The Society argues that the Electricity Act provides NERC with the statutory tools to revoke licences, enforce minimum service standards, and impose financial penalties on non-performing utilities. What has been lacking, in the editors’ assessment, is the political will to deploy those tools against entities that, in some cases, are controlled by politically connected investors or by state governments unwilling to countenance tariff enforcement in their domains.
Until NERC is empowered and funded to act as a genuinely independent regulator, the report suggests, the incentives that drive gas molecules away from the national grid and towards industrial enclaves will only intensify.
The Decentralization Endgame
The outlook frames Q3 not as a crisis to be averted, but as an acceleration of a structural transformation already underway. The decentralization of Nigeria’s electricity industry, enabled by the Electricity Act and driven by the failure of the centralized model, is now irreversible.

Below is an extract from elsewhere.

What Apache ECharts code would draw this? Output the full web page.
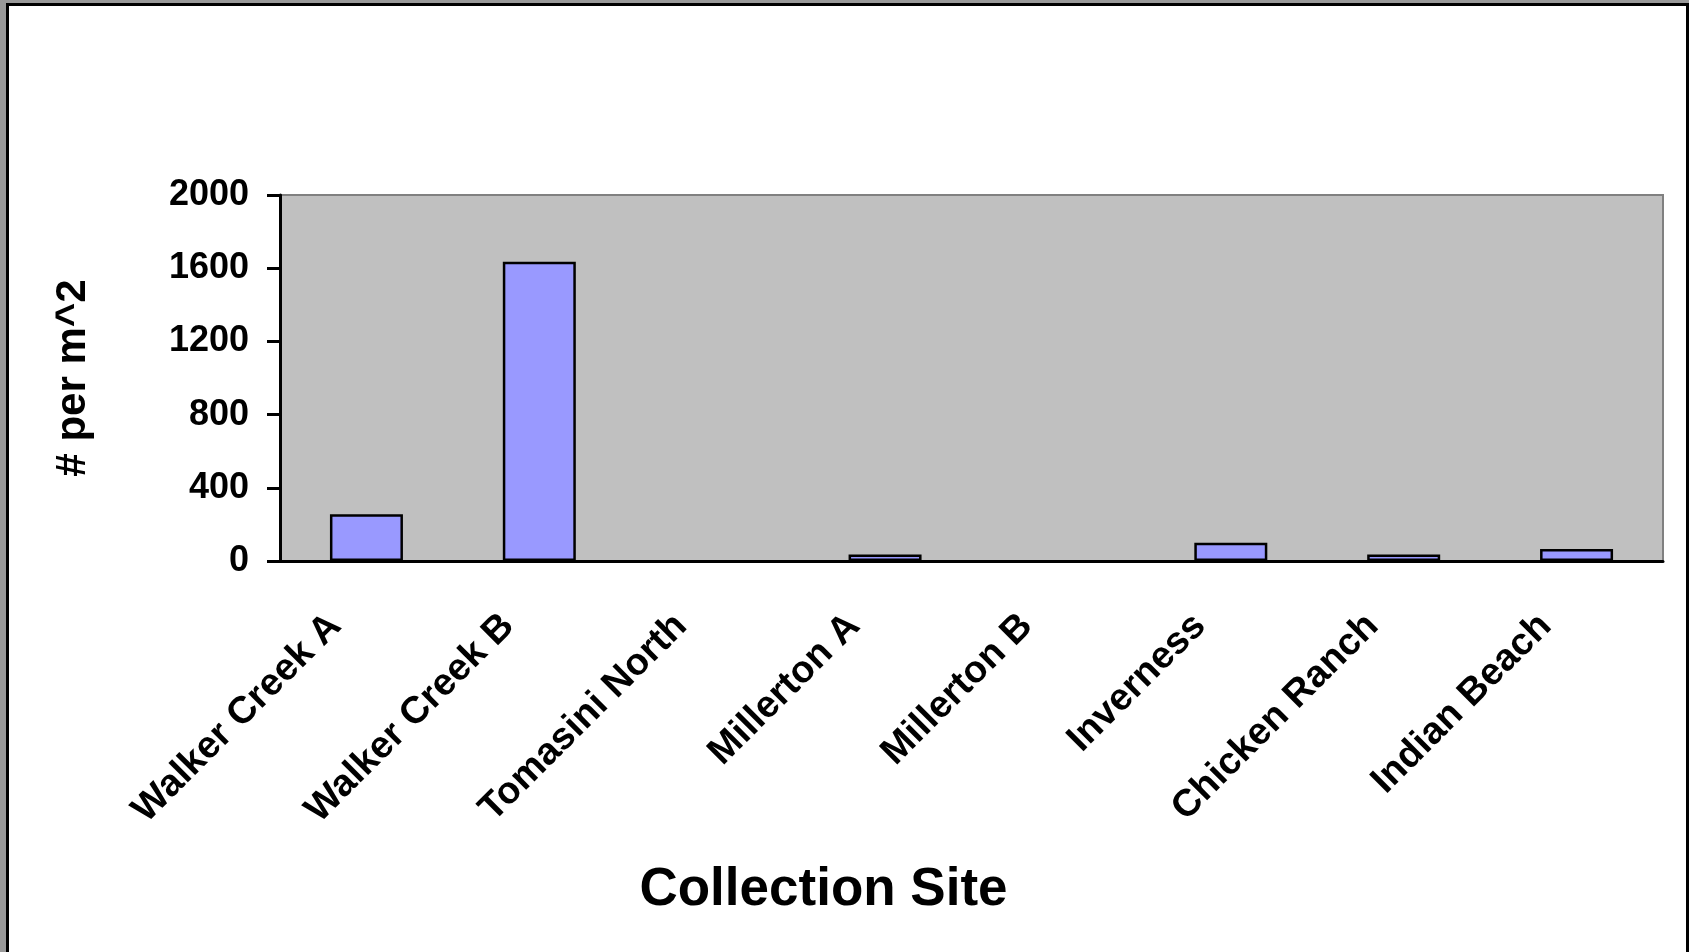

The question for policymakers is whether they will manage this transition deliberately or simply watch it unfold chaotically. In the managed scenario, the legacy grid becomes a leaner, more resilient backbone serving those who cannot afford captive generation, while state-level markets and industrial micro-grids absorb the premium load. In the chaotic scenario, the grid’s decline becomes self-reinforcing: as paying customers defect to captive power, the DisCos’ revenue base shrinks further, their ability to pay generators erodes, and the service to remaining grid-dependent consumers predominantly residential and small commercial users collapses entirely.
“The third quarter will not invent these dynamics,” the report concludes. “It will simply reveal them with greater clarity than many are prepared for.”